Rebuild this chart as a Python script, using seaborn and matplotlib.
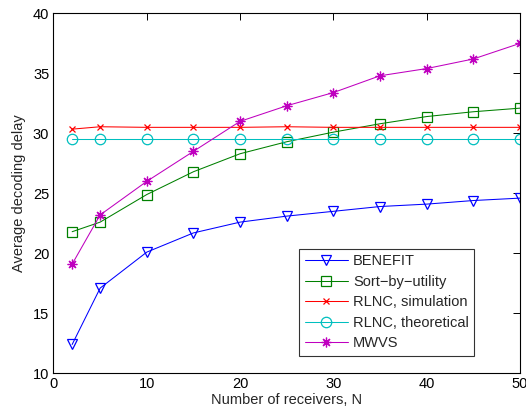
import numpy as np
import pandas as pd
import matplotlib
matplotlib.use("Agg")
import matplotlib.pyplot as plt
import seaborn as sns

receivers = [2, 5, 10, 15, 20, 25, 30, 35, 40, 45, 50]
benefit = [12.4, 17.1, 20.1, 21.7, 22.6, 23.1, 23.5, 23.9, 24.1, 24.4, 24.6]
sort_by_utility = [21.8, 22.6, 24.9, 26.8, 28.3, 29.3, 30.1, 30.8, 31.4, 31.8, 32.1]
rlnc_sim = [30.35, 30.55, 30.5, 30.5, 30.5, 30.55, 30.5, 30.5, 30.5, 30.5, 30.5]
rlnc_theo = [29.5, 29.5, 29.5, 29.5, 29.5, 29.5, 29.5, 29.5, 29.5, 29.5, 29.5]
mwvs = [19.1, 23.2, 26.0, 28.5, 31.0, 32.3, 33.4, 34.8, 35.4, 36.2, 37.5]

series_names = ["BENEFIT", "Sort\u2212by\u2212utility", "RLNC, simulation",
                "RLNC, theoretical", "MWVS"]
series_values = [benefit, sort_by_utility, rlnc_sim, rlnc_theo, mwvs]
colors = ["#0000ff", "#008000", "#ff0000", "#00bfbf", "#bf00bf"]
markers = ["v", "s", "x", "o", (8, 2, 0)]
marker_sizes = [7, 6.5, 5, 7.5, 7]

sns.set_style("white")
plt.rcParams["font.family"] = ["Liberation Sans", "DejaVu Sans"]
plt.rcParams["axes.unicode_minus"] = True
FS = 10.5

fig = plt.figure(figsize=(5.26, 4.18), dpi=100)
ax = fig.add_axes([0.1017, 0.107, 0.8869, 0.861])

for name, vals, c, m, ms in zip(series_names, series_values, colors, markers, marker_sizes):
    df = pd.DataFrame({"N": receivers, "delay": vals})
    hollow = m in ("v", "s", "o")
    sns.lineplot(data=df, x="N", y="delay", ax=ax, color=c, marker=m,
                 markersize=ms,
                 markerfacecolor="none" if hollow else c,
                 markeredgecolor=c, markeredgewidth=0.9,
                 linewidth=0.75, label=name)

ax.set_xlim(0, 50)
ax.set_ylim(10, 40)
ax.set_xticks(range(0, 51, 10))
ax.set_yticks(range(10, 41, 5))
ax.tick_params(direction="in", top=True, right=True, length=5, width=0.7,
               labelsize=FS, colors="black", pad=3)
for sp in ax.spines.values():
    sp.set_visible(True)
    sp.set_color("black")
    sp.set_linewidth(0.8)

ax.set_xlabel("Number of receivers, N", fontsize=FS, labelpad=1)
ax.set_ylabel("Average decoding delay", fontsize=FS, labelpad=5)

leg = ax.legend(loc="lower right", bbox_to_anchor=(0.902, 0.049), fontsize=FS,
                frameon=True, fancybox=False, edgecolor="black",
                borderaxespad=0, borderpad=0.38, labelspacing=0.44,
                handlelength=2.95, handletextpad=0.35)
leg.get_frame().set_linewidth(0.8)

fig.savefig("out.png", dpi=100, facecolor="white")
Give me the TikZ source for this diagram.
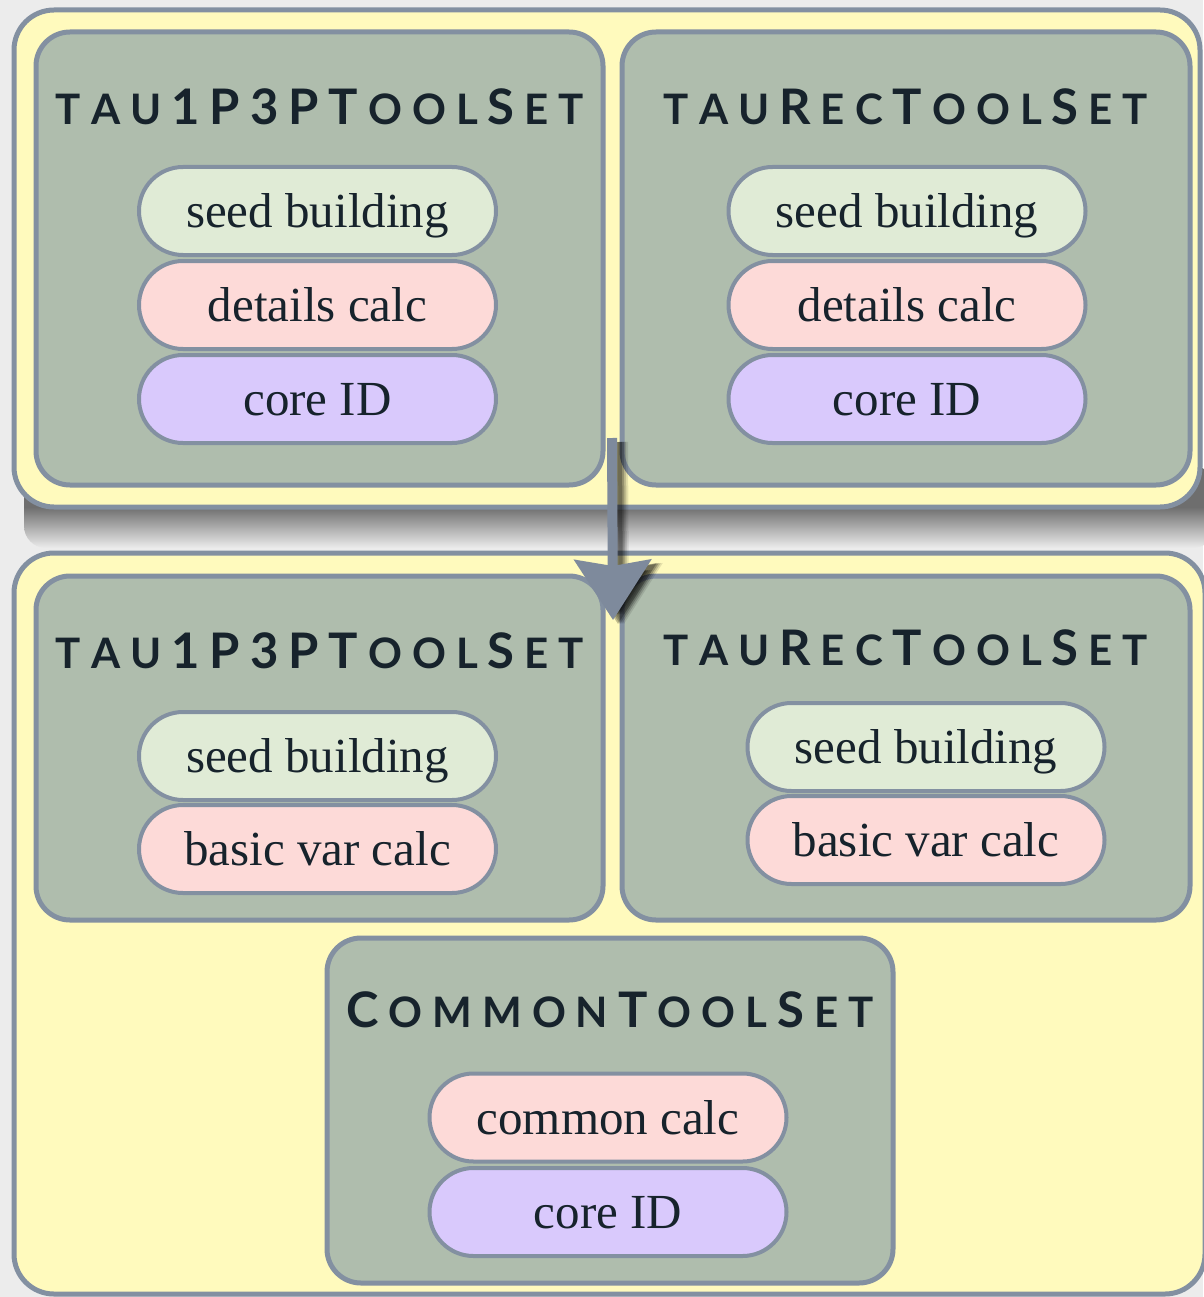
\documentclass[tikz,border=0pt]{standalone}
\usepackage{fontspec}
\setmainfont{Liberation Serif}
\newfontfamily\titlefont{Lato}
\usetikzlibrary{arrows.meta}

\definecolor{bgc}{HTML}{ECECEC}
\definecolor{shadowc}{HTML}{6E6E6E}
\definecolor{framec}{HTML}{8390A1}
\definecolor{outerc}{HTML}{FFFABD}
\definecolor{groupc}{HTML}{AFBDAD}
\definecolor{seedc}{HTML}{E0EBD6}
\definecolor{calcc}{HTML}{FDDAD8}
\definecolor{corec}{HTML}{D9C9FC}
\definecolor{inkc}{HTML}{17232C}
\definecolor{arrowc}{HTML}{7E8A9C}

% small-caps look for the tool set titles, with even tracking
\newlength\trackkern
\setlength\trackkern{10pt}
\makeatletter
\newcommand\trackrun[1]{\@tfor\tracktok:=#1\do{\tracktok\kern\trackkern}}
\makeatother
\newcommand\capbig[1]{{\fontsize{49}{50}\selectfont\trackrun{#1}}}
\newcommand\capsmall[1]{{\fontsize{42}{44}\selectfont\trackrun{#1}}}
\newcommand\settitletext[1]{#1\kern-\trackkern}

\tikzset{
  outerbox/.style={draw=framec, line width=5pt, fill=outerc, rounded corners=40pt},
  groupbox/.style={draw=framec, line width=5pt, fill=groupc, rounded corners=34pt},
  pill/.style={draw=framec, line width=4pt, rounded corners=44pt,
    minimum width=357pt, minimum height=88pt, inner sep=0pt,
    text height=33pt, text depth=0pt, text=inkc,
    font=\fontsize{49}{50}\selectfont},
  seedpill/.style={pill, fill=seedc},
  calcpill/.style={pill, fill=calcc},
  corepill/.style={pill, fill=corec},
  settitle/.style={anchor=base, inner sep=0pt, text=inkc, font=\titlefont\bfseries},
}

\begin{document}
\begin{tikzpicture}[x=1pt,y=-1pt]
\useasboundingbox (0,0) rectangle (1203,1297);
\fill[bgc] (0,0) rectangle (1203,1297);

% drop shadow under the upper panel
\shade[top color=shadowc, bottom color=bgc, middle color=shadowc, rounded corners=22pt]
  (24,466) rectangle (1215,548);

% outer panels
\node[outerbox, minimum width=1186pt, minimum height=497pt] (upper) at (607,258.5) {};
\node[outerbox, minimum width=1191pt, minimum height=741pt] (lower) at (609.5,923.5) {};

% tool set groups
\node[groupbox, minimum width=567pt, minimum height=453pt] (ul) at (319.5,258.5) {};
\node[groupbox, minimum width=568pt, minimum height=453pt] (ur) at (906,258.5) {};
\node[groupbox, minimum width=567pt, minimum height=344pt] (ll) at (319.5,748) {};
\node[groupbox, minimum width=568pt, minimum height=344pt] (lr) at (906,748) {};
\node[groupbox, minimum width=566pt, minimum height=345pt] (cm) at (610,1110.5) {};

% titles
\node[settitle] (ultitle) at (320,125) {\settitletext{\capsmall{TAU}\capbig{1P3PT}\capsmall{OOL}\capbig{S}\capsmall{ET}}};
\node[settitle] (urtitle) at (906,125) {\settitletext{\capsmall{TAU}\capbig{R}\capsmall{EC}\capbig{T}\capsmall{OOL}\capbig{S}\capsmall{ET}}};
\node[settitle] (lltitle) at (320,668) {\settitletext{\capsmall{TAU}\capbig{1P3PT}\capsmall{OOL}\capbig{S}\capsmall{ET}}};
\node[settitle] (lrtitle) at (906,665) {\settitletext{\capsmall{TAU}\capbig{R}\capsmall{EC}\capbig{T}\capsmall{OOL}\capbig{S}\capsmall{ET}}};
\node[settitle] (cmtitle) at (610,1027) {\settitletext{\capbig{C}\capsmall{OMMON}\capbig{T}\capsmall{OOL}\capbig{S}\capsmall{ET}}};

% upper left tools
\node[seedpill] (ul1) at (317.5,211) {seed building};
\node[calcpill] (ul2) at (317.5,305) {details calc};
\node[corepill] (ul3) at (317.5,399) {core ID};
% upper right tools
\node[seedpill] (ur1) at (907,211) {seed building};
\node[calcpill] (ur2) at (907,305) {details calc};
\node[corepill] (ur3) at (907,399) {core ID};
% lower left tools
\node[seedpill] (ll1) at (317.5,756) {seed building};
\node[calcpill] (ll2) at (317.5,849) {basic var calc};
% lower right tools
\node[seedpill] (lr1) at (926,747) {seed building};
\node[calcpill] (lr2) at (926,840) {basic var calc};
% common tools
\node[calcpill] (cm1) at (608,1117.5) {common calc};
\node[corepill] (cm2) at (608,1212) {core ID};

% migration arrow
\coordinate (arrowtop) at (612,438);
\coordinate (arrowtip) at (613,620);
\foreach \op/\dx in {0.10/11, 0.16/9, 0.22/7, 0.25/5}
  \draw[draw=black, opacity=\op, line width=10pt,
        -{Stealth[length=60pt,width=76pt,inset=6pt]}]
    ([xshift=\dx pt, yshift=-4pt]arrowtop) -- ([xshift=\dx pt, yshift=-4pt]arrowtip);
\draw[draw=arrowc, line width=10pt,
      -{Stealth[length=60pt,width=76pt,inset=6pt,fill=arrowc]}]
  (arrowtop) -- (arrowtip);
\end{tikzpicture}
\end{document}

──────

GOAL: Omit the pictures, then repeat exactly each line from the beginning of the listing through the line with "import seaborn as sns".

SOLUTION TO THIS TASK:
Rebuild this chart as a Python script, using seaborn and matplotlib.
import numpy as np
import pandas as pd
import matplotlib
matplotlib.use("Agg")
import matplotlib.pyplot as plt
import seaborn as sns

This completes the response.